● Material provided
******

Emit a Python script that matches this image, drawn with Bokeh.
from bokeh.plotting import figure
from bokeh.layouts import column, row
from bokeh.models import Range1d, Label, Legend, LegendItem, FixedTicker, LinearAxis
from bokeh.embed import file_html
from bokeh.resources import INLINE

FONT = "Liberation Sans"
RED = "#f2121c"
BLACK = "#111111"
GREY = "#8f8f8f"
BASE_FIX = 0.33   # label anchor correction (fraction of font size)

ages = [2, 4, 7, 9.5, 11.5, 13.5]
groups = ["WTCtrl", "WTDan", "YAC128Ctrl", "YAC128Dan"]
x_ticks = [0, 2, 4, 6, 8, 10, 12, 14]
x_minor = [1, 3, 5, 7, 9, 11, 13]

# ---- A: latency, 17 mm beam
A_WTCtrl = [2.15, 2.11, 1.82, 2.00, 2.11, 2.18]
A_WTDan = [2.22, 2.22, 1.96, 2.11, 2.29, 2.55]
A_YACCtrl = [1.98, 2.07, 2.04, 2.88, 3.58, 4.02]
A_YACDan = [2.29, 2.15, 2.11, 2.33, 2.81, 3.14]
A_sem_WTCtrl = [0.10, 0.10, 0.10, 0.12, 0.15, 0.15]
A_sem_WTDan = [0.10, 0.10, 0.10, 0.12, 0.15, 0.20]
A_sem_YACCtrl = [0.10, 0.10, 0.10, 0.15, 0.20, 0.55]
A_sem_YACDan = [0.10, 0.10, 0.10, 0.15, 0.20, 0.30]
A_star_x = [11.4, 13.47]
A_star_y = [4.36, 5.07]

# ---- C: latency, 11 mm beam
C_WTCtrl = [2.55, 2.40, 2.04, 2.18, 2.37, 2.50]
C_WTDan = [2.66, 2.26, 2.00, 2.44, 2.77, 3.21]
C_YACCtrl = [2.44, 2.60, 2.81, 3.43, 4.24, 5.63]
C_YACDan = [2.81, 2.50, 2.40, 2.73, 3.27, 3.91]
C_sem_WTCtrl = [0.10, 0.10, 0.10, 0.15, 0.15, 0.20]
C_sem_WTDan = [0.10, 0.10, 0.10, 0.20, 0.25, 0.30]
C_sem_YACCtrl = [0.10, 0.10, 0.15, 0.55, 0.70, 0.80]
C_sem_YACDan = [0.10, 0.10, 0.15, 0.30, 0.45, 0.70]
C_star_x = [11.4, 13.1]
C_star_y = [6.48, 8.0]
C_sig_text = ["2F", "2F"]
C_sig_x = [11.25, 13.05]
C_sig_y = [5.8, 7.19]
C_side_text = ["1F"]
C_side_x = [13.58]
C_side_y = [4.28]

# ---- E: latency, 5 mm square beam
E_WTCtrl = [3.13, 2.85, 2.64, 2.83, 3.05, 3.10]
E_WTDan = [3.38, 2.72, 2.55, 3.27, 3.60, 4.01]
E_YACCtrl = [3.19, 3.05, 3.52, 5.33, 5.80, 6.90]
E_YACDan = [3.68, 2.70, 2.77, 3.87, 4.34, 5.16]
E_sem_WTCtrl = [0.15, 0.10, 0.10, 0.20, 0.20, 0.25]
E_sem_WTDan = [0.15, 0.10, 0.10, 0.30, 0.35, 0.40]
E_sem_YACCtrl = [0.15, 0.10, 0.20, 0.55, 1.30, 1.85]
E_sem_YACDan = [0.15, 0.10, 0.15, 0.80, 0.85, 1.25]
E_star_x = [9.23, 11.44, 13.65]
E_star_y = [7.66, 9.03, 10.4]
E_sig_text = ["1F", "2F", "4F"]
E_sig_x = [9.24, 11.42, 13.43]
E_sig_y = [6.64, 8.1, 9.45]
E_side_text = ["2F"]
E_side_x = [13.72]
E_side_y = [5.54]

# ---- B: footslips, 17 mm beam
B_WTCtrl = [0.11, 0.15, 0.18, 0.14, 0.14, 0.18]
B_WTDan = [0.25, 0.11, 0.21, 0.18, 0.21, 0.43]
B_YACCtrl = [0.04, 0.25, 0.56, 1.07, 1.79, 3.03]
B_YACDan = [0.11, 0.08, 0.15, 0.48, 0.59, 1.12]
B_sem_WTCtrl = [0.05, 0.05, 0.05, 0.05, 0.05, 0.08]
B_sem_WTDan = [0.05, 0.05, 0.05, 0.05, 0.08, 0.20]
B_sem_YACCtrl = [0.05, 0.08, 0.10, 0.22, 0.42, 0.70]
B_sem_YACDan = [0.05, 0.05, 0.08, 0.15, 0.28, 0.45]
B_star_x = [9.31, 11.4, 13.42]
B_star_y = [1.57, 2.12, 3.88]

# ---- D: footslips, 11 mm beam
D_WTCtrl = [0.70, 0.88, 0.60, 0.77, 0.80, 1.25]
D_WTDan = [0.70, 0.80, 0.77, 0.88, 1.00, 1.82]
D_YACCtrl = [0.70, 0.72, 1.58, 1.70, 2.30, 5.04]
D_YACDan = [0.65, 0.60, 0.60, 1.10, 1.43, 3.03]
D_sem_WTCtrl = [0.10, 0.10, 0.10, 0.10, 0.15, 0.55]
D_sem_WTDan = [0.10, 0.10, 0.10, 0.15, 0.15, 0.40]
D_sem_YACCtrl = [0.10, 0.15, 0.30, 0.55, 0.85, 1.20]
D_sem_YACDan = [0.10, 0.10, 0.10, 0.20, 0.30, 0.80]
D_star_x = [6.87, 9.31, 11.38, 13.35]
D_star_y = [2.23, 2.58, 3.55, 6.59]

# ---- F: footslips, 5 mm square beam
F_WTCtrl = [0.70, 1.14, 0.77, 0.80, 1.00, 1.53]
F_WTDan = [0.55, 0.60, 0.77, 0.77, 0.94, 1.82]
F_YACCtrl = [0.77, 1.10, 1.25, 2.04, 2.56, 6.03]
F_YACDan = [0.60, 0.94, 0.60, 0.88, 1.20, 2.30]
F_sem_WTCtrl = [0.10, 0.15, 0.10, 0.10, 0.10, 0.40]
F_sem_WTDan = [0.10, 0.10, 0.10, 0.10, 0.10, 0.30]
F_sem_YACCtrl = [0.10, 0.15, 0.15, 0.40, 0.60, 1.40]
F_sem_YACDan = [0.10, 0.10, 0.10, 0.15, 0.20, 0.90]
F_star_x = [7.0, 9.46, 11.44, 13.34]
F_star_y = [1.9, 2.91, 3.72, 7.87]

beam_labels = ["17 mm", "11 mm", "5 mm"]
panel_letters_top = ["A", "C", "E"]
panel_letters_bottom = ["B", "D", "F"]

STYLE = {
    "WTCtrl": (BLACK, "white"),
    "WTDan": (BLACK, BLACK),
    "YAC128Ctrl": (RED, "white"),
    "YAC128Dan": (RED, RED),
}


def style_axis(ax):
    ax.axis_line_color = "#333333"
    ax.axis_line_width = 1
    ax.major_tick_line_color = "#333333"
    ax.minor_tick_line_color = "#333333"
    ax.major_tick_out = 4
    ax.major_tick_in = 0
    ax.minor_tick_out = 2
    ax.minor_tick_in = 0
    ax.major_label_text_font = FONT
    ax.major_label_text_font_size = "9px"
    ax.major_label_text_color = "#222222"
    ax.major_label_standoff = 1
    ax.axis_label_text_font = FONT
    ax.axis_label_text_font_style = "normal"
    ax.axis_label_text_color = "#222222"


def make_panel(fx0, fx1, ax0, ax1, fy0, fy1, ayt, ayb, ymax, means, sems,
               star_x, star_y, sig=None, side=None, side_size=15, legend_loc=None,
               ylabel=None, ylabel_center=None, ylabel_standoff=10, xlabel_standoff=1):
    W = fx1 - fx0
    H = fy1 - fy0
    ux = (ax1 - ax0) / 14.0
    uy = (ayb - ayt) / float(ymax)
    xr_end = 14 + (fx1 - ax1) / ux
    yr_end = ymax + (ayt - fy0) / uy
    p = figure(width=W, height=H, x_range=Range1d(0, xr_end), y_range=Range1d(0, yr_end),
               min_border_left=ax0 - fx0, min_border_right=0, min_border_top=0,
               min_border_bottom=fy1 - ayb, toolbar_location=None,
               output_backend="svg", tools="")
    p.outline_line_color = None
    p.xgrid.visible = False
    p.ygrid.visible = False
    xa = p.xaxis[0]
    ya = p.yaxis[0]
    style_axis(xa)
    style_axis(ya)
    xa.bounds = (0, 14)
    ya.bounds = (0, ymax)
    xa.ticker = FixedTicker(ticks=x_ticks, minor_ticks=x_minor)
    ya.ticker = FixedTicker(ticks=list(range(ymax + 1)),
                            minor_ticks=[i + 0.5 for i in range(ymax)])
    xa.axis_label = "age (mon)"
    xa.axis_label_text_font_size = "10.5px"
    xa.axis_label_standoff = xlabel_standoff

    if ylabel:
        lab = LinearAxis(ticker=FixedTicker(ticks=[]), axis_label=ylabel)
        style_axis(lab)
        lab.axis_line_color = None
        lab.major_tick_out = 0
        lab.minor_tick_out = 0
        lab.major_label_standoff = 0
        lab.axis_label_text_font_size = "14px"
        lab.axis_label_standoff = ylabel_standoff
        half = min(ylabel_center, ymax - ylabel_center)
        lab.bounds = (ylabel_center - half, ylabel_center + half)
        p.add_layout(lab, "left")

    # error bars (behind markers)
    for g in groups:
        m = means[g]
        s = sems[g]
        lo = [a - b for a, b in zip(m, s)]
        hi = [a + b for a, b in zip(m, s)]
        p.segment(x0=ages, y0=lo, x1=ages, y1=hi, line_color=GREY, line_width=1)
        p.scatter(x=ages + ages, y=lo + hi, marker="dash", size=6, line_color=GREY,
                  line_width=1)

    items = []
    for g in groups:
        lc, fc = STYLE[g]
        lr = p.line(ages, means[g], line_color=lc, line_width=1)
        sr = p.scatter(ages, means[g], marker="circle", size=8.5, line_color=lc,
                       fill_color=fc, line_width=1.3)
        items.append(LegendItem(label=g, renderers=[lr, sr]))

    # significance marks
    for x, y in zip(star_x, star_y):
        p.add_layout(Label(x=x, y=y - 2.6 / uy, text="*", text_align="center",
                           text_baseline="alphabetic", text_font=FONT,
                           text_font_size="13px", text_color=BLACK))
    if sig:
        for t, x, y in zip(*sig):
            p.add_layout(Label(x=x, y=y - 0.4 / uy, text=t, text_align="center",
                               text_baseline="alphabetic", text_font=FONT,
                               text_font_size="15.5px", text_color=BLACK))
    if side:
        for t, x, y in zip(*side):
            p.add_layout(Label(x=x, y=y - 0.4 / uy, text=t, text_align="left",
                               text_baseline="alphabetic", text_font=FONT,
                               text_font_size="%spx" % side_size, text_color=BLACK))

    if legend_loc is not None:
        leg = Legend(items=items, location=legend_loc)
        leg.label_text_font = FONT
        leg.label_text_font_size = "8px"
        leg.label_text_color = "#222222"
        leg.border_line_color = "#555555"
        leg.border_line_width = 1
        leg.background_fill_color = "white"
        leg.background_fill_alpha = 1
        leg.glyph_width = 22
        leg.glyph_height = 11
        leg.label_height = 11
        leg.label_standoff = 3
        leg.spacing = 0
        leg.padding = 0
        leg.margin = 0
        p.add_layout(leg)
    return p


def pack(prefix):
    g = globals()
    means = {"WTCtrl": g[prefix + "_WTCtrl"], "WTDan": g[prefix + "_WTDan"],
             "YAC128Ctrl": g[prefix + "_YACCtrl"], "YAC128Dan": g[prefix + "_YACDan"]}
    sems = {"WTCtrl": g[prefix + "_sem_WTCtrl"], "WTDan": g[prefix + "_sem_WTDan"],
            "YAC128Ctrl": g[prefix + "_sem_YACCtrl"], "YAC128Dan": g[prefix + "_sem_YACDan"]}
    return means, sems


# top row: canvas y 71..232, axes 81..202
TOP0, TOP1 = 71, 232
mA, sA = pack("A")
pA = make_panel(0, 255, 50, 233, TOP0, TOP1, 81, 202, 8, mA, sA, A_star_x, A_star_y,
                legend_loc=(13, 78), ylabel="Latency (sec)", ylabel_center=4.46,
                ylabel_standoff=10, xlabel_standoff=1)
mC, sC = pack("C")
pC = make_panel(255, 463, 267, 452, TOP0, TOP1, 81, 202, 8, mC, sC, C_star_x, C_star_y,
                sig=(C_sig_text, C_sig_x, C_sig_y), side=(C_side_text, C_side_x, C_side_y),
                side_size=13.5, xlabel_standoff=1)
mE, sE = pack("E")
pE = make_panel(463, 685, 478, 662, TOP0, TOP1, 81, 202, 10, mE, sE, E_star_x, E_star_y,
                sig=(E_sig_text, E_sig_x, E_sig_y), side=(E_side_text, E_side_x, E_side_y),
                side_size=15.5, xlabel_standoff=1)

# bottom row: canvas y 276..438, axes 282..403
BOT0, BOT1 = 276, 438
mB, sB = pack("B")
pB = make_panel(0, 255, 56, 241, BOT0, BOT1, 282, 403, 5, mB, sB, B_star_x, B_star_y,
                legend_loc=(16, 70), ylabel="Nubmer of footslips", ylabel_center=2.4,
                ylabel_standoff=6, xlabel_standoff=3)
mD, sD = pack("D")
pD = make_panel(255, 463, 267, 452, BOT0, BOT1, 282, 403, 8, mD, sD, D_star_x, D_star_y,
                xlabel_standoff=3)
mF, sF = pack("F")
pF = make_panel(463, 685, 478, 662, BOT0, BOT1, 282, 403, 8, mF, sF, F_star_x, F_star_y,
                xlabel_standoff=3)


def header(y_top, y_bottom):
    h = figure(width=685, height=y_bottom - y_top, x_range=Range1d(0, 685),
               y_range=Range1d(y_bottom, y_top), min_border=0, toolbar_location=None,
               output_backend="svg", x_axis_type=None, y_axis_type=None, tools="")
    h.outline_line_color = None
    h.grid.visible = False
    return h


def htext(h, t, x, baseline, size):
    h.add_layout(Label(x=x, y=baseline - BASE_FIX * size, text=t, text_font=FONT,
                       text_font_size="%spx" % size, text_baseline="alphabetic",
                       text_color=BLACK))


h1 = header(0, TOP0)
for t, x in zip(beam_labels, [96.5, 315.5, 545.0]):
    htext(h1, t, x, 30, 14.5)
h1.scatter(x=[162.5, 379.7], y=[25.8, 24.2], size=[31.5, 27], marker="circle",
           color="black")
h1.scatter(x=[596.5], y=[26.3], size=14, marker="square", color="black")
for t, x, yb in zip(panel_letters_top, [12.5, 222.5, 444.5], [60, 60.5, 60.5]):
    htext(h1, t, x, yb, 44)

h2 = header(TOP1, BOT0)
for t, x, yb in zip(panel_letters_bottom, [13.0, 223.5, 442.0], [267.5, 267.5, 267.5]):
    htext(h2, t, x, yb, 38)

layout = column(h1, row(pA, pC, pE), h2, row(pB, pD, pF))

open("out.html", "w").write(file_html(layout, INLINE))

******

● Exercise brief
Quote exactly the lines running from the start of the listing above through the line where "BASE_FIX = 0.33" is found, and output no other lines.

● Written answer
Emit a Python script that matches this image, drawn with Bokeh.
from bokeh.plotting import figure
from bokeh.layouts import column, row
from bokeh.models import Range1d, Label, Legend, LegendItem, FixedTicker, LinearAxis
from bokeh.embed import file_html
from bokeh.resources import INLINE

FONT = "Liberation Sans"
RED = "#f2121c"
BLACK = "#111111"
GREY = "#8f8f8f"
BASE_FIX = 0.33   # label anchor correction (fraction of font size)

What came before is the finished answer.